Edward Snowden

NSA Whistleblower Edward Snowden

Many people are rightly focused on how the state as a whole could abuse the vast databases of information on regular Americans, but it should be noted that is not the only concern with such programs. Even if the “Government” acts in a mostly benign manner with this data, there is still the real danger of what rogue segments of a government agency or even individual contractors/bureaucrats could do.

In his interview with Glenn Greenwald, Edward Snowden acknowledged that his position allowed him, and many others, the ability to access huge amounts of information about individuals. Snowden said he had “the authorities to wiretap anyone from you, or your accountant, to a federal judge, to even the President.”

This is a huge amount of power to put in the hands of individuals. On an individual level it could be abused to pursue personal vendettas, stalk old relationships, blackmail people in power, advance political goals, or illegally access information to be used for financial gain. The number of nefarious purposes this level of power could be used by a rogue individual or small group is almost beyond count. The same secrecy that hides the existence of these programs could make it easier for individuals to hide their abuses of it.

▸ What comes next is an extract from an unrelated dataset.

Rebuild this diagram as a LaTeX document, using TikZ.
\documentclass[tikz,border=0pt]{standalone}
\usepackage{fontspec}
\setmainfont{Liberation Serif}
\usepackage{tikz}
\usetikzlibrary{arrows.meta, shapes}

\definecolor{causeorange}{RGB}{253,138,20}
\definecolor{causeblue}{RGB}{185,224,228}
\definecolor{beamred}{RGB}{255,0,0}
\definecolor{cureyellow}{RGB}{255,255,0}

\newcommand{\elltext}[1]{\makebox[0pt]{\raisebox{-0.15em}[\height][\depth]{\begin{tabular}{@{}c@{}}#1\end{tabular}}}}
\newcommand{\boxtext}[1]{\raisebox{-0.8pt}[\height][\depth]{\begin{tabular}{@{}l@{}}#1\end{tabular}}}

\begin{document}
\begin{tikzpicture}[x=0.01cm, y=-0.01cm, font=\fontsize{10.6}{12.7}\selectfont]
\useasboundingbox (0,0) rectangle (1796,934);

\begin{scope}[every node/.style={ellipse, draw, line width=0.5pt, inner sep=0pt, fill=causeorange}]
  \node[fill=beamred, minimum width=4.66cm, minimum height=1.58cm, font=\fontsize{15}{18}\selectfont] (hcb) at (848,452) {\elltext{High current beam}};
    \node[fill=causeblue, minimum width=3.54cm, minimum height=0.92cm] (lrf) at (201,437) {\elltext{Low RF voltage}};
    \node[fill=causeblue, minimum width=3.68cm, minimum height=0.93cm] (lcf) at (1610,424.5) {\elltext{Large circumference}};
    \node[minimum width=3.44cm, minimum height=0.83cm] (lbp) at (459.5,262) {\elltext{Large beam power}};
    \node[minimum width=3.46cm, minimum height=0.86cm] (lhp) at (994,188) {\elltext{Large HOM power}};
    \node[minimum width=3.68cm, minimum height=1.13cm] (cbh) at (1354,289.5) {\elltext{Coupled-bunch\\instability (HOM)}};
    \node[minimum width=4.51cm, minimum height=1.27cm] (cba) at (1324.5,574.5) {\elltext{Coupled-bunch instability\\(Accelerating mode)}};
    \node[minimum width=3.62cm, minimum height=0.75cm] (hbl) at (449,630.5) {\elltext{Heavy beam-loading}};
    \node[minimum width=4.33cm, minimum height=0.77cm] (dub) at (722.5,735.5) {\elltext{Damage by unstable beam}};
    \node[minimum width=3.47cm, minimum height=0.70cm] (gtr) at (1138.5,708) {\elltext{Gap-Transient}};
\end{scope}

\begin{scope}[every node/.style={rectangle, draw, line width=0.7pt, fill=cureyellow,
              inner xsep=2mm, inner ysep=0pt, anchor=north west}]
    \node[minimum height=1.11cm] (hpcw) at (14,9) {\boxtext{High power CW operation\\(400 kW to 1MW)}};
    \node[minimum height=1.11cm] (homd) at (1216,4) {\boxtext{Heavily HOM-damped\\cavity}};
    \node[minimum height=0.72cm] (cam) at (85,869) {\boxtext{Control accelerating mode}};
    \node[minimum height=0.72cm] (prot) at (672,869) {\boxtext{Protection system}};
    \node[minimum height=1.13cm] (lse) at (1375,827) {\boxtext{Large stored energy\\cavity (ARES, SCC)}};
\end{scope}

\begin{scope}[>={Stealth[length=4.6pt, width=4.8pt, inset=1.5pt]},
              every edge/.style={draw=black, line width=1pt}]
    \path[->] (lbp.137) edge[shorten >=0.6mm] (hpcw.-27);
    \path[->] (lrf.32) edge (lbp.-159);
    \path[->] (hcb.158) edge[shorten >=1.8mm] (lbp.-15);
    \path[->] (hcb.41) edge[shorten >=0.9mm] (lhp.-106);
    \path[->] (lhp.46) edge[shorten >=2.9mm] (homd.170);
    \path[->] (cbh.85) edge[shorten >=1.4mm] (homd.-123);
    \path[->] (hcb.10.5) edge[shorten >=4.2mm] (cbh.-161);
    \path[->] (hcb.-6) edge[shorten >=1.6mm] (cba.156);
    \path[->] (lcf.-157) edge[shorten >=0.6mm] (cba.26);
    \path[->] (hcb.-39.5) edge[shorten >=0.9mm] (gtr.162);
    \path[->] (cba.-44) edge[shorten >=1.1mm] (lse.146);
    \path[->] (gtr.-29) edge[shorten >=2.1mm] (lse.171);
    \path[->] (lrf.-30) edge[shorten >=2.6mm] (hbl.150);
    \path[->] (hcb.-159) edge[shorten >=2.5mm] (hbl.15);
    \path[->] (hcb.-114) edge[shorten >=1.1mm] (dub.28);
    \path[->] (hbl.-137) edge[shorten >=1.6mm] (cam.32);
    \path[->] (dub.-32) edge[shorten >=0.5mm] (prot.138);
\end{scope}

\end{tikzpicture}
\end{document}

Even the cynical argument that “if you did nothing illegal, you have nothing to worry about” does not address this issue. It is not a question of whether you can trust the “Government” as whole not to abuse this awesome secret power, but rather can you trust every single one of the thousands of government employees and private contractors who work on this program not to abuse it? Without even knowing about the program and what checks it may or may not contain, the answer is “No.”